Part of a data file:
⁂

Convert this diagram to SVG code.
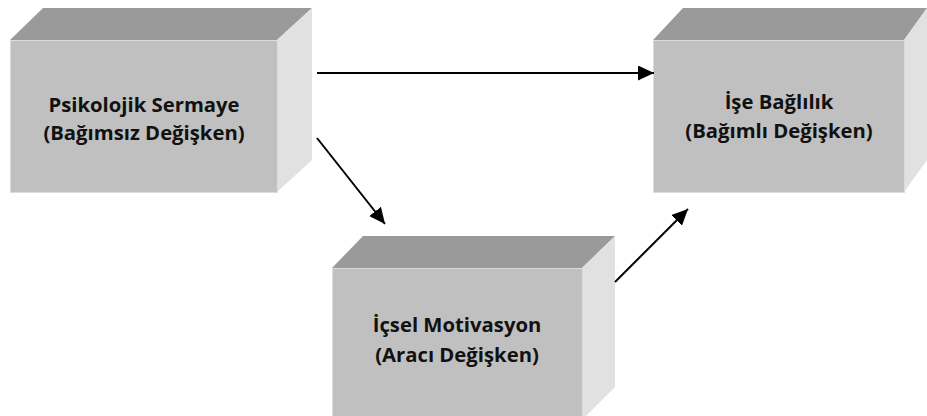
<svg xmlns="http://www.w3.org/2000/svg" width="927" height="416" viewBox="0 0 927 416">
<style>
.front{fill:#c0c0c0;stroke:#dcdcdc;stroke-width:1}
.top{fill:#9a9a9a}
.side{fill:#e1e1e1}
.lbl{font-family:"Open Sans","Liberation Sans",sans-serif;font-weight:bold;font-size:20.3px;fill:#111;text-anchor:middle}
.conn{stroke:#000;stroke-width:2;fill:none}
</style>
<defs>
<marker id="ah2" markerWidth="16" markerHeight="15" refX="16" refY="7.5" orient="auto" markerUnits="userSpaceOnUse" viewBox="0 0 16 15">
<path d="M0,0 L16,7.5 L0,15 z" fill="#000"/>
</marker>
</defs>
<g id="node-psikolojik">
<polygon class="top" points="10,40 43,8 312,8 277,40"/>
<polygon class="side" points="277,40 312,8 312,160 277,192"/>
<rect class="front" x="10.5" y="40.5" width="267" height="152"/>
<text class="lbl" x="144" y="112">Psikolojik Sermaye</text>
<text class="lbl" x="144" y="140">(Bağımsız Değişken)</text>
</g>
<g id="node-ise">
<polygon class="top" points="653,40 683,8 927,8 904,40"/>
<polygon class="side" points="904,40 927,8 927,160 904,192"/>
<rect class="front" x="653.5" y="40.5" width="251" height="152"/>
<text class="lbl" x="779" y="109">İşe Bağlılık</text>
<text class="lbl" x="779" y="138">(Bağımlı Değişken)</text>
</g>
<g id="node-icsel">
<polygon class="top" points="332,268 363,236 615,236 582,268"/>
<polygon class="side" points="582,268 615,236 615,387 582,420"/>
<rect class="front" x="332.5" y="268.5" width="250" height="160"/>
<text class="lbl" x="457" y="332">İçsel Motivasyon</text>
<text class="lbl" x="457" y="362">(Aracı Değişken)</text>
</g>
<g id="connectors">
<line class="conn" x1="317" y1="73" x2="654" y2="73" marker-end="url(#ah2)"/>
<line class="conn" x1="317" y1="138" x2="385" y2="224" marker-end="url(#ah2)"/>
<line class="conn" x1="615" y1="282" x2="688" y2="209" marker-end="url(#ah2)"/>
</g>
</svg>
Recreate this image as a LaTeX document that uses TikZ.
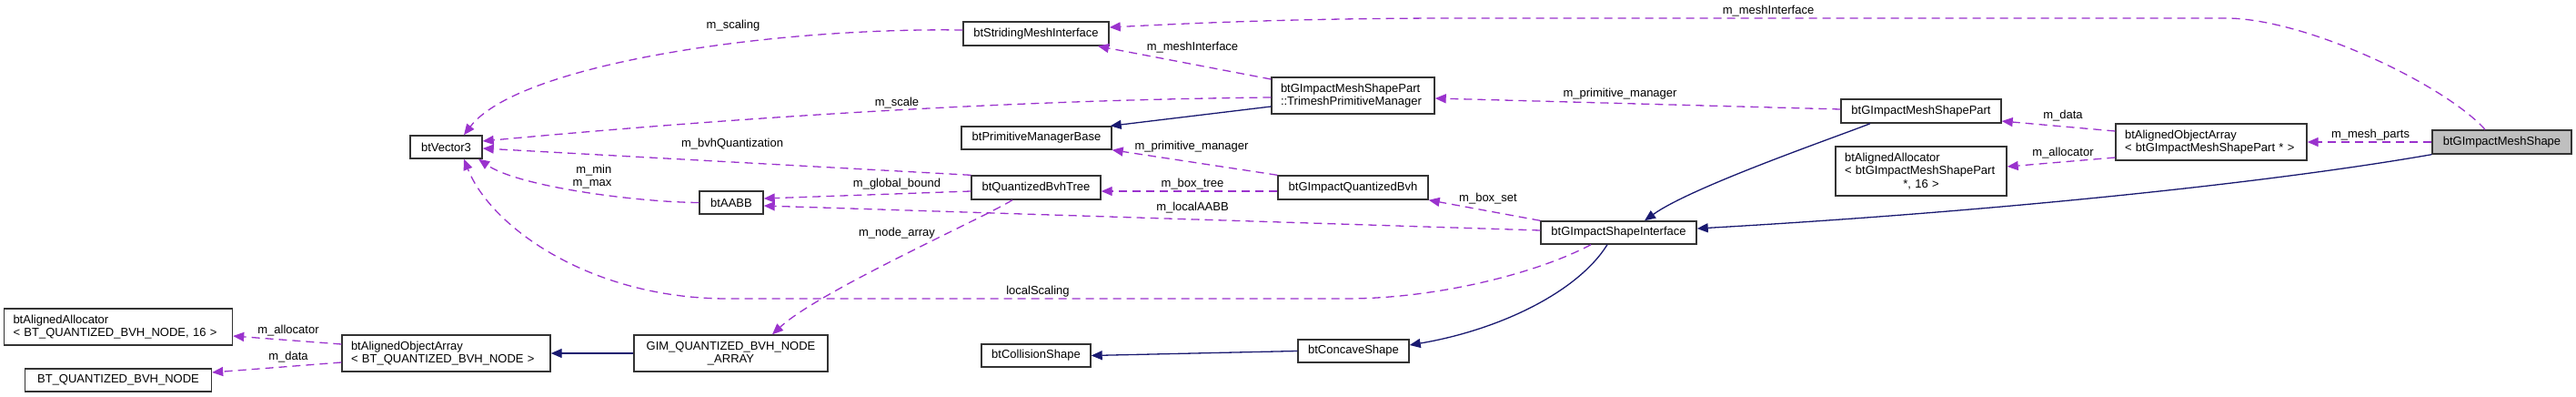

⁂

- **Problem description**: Copy the listing in full and without alteration, omitting every picture.

- **Exercise response**:
Convert this diagram to SVG code.
<svg xmlns="http://www.w3.org/2000/svg" width="927" height="416" viewBox="0 0 927 416">
<style>
.front{fill:#c0c0c0;stroke:#dcdcdc;stroke-width:1}
.top{fill:#9a9a9a}
.side{fill:#e1e1e1}
.lbl{font-family:"Open Sans","Liberation Sans",sans-serif;font-weight:bold;font-size:20.3px;fill:#111;text-anchor:middle}
.conn{stroke:#000;stroke-width:2;fill:none}
</style>
<defs>
<marker id="ah2" markerWidth="16" markerHeight="15" refX="16" refY="7.5" orient="auto" markerUnits="userSpaceOnUse" viewBox="0 0 16 15">
<path d="M0,0 L16,7.5 L0,15 z" fill="#000"/>
</marker>
</defs>
<g id="node-psikolojik">
<polygon class="top" points="10,40 43,8 312,8 277,40"/>
<polygon class="side" points="277,40 312,8 312,160 277,192"/>
<rect class="front" x="10.5" y="40.5" width="267" height="152"/>
<text class="lbl" x="144" y="112">Psikolojik Sermaye</text>
<text class="lbl" x="144" y="140">(Bağımsız Değişken)</text>
</g>
<g id="node-ise">
<polygon class="top" points="653,40 683,8 927,8 904,40"/>
<polygon class="side" points="904,40 927,8 927,160 904,192"/>
<rect class="front" x="653.5" y="40.5" width="251" height="152"/>
<text class="lbl" x="779" y="109">İşe Bağlılık</text>
<text class="lbl" x="779" y="138">(Bağımlı Değişken)</text>
</g>
<g id="node-icsel">
<polygon class="top" points="332,268 363,236 615,236 582,268"/>
<polygon class="side" points="582,268 615,236 615,387 582,420"/>
<rect class="front" x="332.5" y="268.5" width="250" height="160"/>
<text class="lbl" x="457" y="332">İçsel Motivasyon</text>
<text class="lbl" x="457" y="362">(Aracı Değişken)</text>
</g>
<g id="connectors">
<line class="conn" x1="317" y1="73" x2="654" y2="73" marker-end="url(#ah2)"/>
<line class="conn" x1="317" y1="138" x2="385" y2="224" marker-end="url(#ah2)"/>
<line class="conn" x1="615" y1="282" x2="688" y2="209" marker-end="url(#ah2)"/>
</g>
</svg>
Recreate this image as a LaTeX document that uses TikZ.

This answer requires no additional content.